[Code that draws figures]
»»
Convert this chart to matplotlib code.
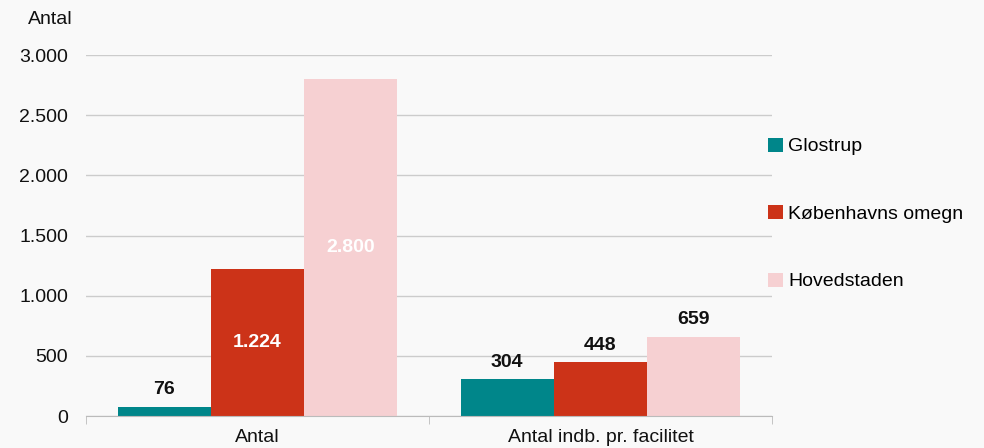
import numpy as np
import matplotlib
matplotlib.use('Agg')
import matplotlib.pyplot as plt
from matplotlib.ticker import FuncFormatter, FixedLocator

plt.rcParams['font.family'] = ['Liberation Sans', 'DejaVu Sans']

categories = ['Antal', 'Antal indb. pr. facilitet']
series = ['Glostrup', 'Københavns omegn', 'Hovedstaden']
glostrup = [76, 304]
kbh_omegn = [1224, 448]
hovedstaden = [2800, 659]
colors = ['#00868a', '#cc3318', '#f6d0d2']
# label inside bar (white) or above (black)
inside = [[False, True, True], [False, False, False]]

def dk(v):
    return f'{int(v):,}'.replace(',', '.')

fig = plt.figure(figsize=(9.84, 4.48), dpi=100)
bg = '#f9f9f9'
fig.patch.set_facecolor(bg)
ax = fig.add_axes([86/984, 1-416/448, (772-86)/984, (416-55)/448])
ax.set_facecolor(bg)

x = np.arange(len(categories))
w = 0.272
data = [glostrup, kbh_omegn, hovedstaden]
for i, (vals, name, c) in enumerate(zip(data, series, colors)):
    pos = x + (i - 1) * w
    ax.bar(pos, vals, width=w, color=c, label=name, zorder=2)
    for j, v in enumerate(vals):
        if inside[j][i]:
            ax.text(pos[j], v / 2, dk(v), ha='center', va='center',
                    color='white', fontsize=14, fontweight='bold', zorder=3)
        else:
            ax.text(pos[j], v + 70, dk(v), ha='center', va='bottom',
                    color='#111111', fontsize=14, fontweight='bold', zorder=3)

ax.set_xlim(-0.5, 1.5)
ax.set_ylim(0, 3000)
ax.set_yticks(np.arange(0, 3001, 500))
ax.yaxis.set_major_formatter(FuncFormatter(lambda v, p: dk(v)))
ax.grid(axis='y', color='#cccccc', linewidth=1, zorder=0)
ax.set_axisbelow(True)

ax.set_xticks(x)
ax.set_xticklabels(categories)
ax.xaxis.set_minor_locator(FixedLocator([-0.5, 0.5, 1.5]))
ax.tick_params(axis='x', which='major', length=0, pad=9, labelsize=14, labelcolor='#111111')
ax.tick_params(axis='x', which='minor', length=6, color='#bbbbbb', direction='out')
ax.tick_params(axis='y', length=0, pad=13, labelsize=14, labelcolor='#111111')

for s in ['top', 'right', 'left']:
    ax.spines[s].set_visible(False)
ax.spines['bottom'].set_color('#bbbbbb')

fig.text(50/984, 1-20/448, 'Antal', ha='center', va='center', fontsize=14, color='#111111')

ax.legend(loc='center left', bbox_to_anchor=(768/984, 1-214/448),
          bbox_transform=fig.transFigure, frameon=False,
          handlelength=0.75, handleheight=0.75, handletextpad=0.3,
          labelspacing=2.55, fontsize=14, borderaxespad=0, borderpad=0)

fig.savefig('out.png', dpi=100, facecolor=bg)
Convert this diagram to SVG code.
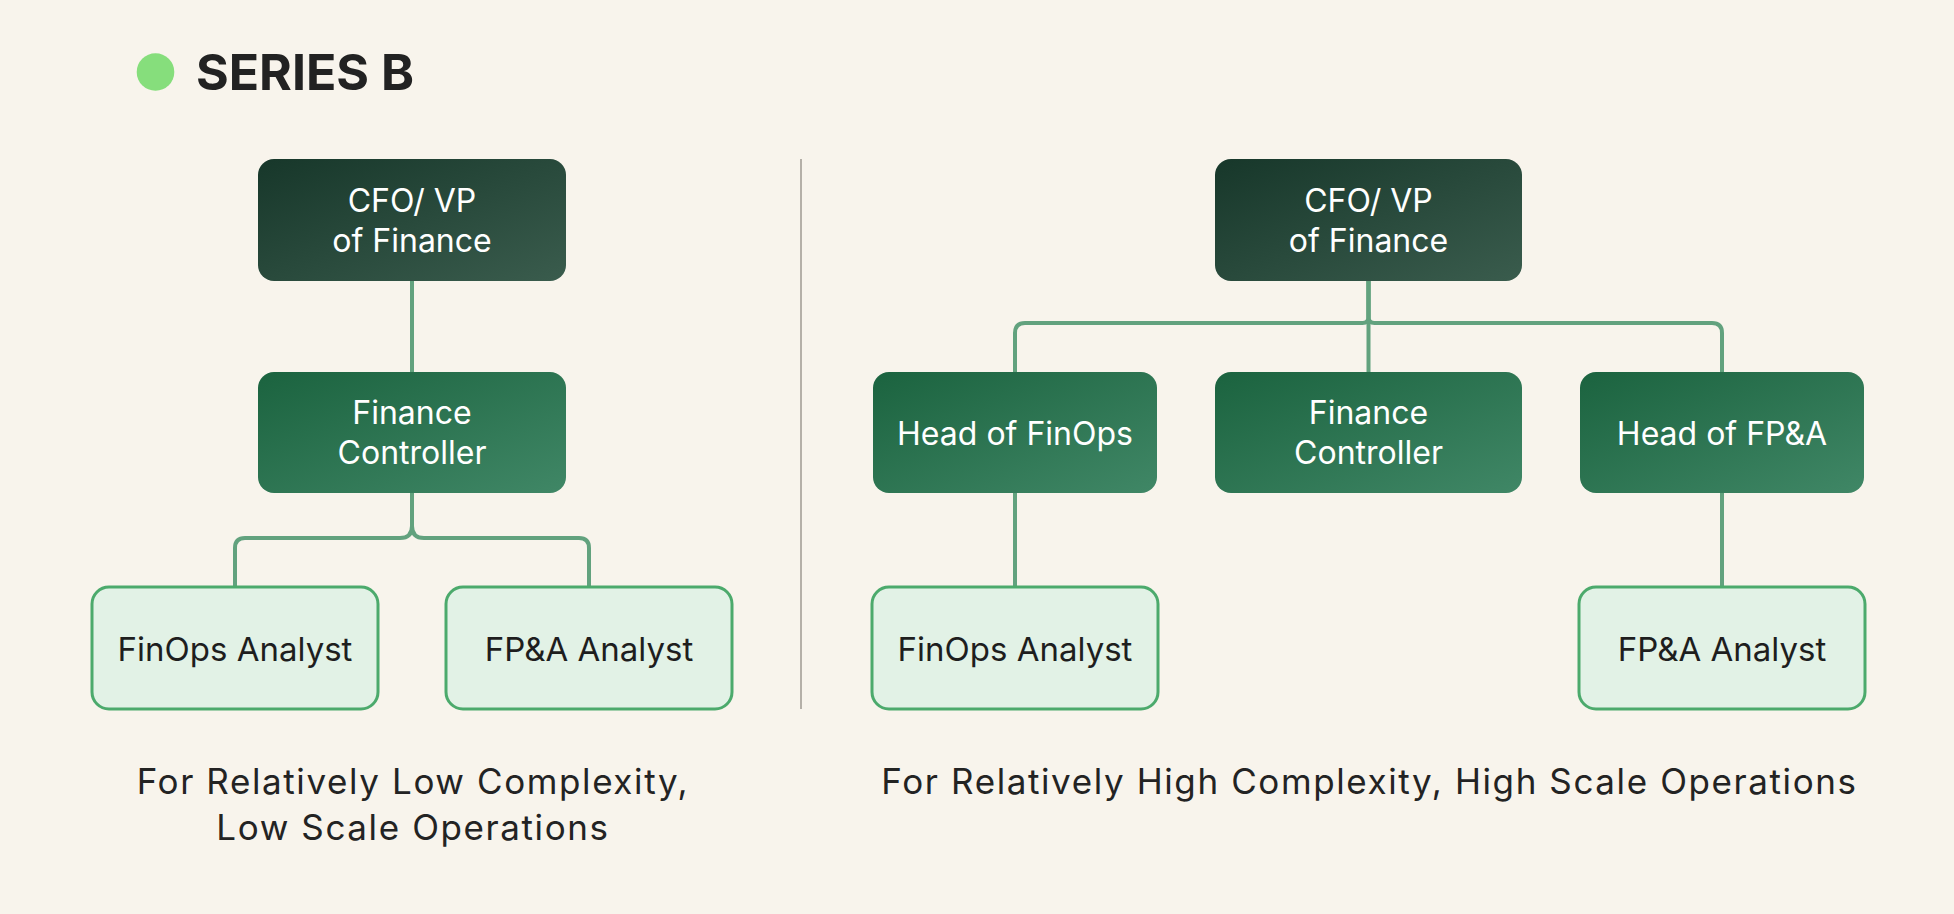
««
SET EXERCISE:
Repeat the lines of the listing above verbatim, beginning at its first line and ending at the line containing "inside = [[False, True, True], [False, False, False]]", which is included. Omit pictures.

RESULT BELOW:
Convert this chart to matplotlib code.
import numpy as np
import matplotlib
matplotlib.use('Agg')
import matplotlib.pyplot as plt
from matplotlib.ticker import FuncFormatter, FixedLocator

plt.rcParams['font.family'] = ['Liberation Sans', 'DejaVu Sans']

categories = ['Antal', 'Antal indb. pr. facilitet']
series = ['Glostrup', 'Københavns omegn', 'Hovedstaden']
glostrup = [76, 304]
kbh_omegn = [1224, 448]
hovedstaden = [2800, 659]
colors = ['#00868a', '#cc3318', '#f6d0d2']
# label inside bar (white) or above (black)
inside = [[False, True, True], [False, False, False]]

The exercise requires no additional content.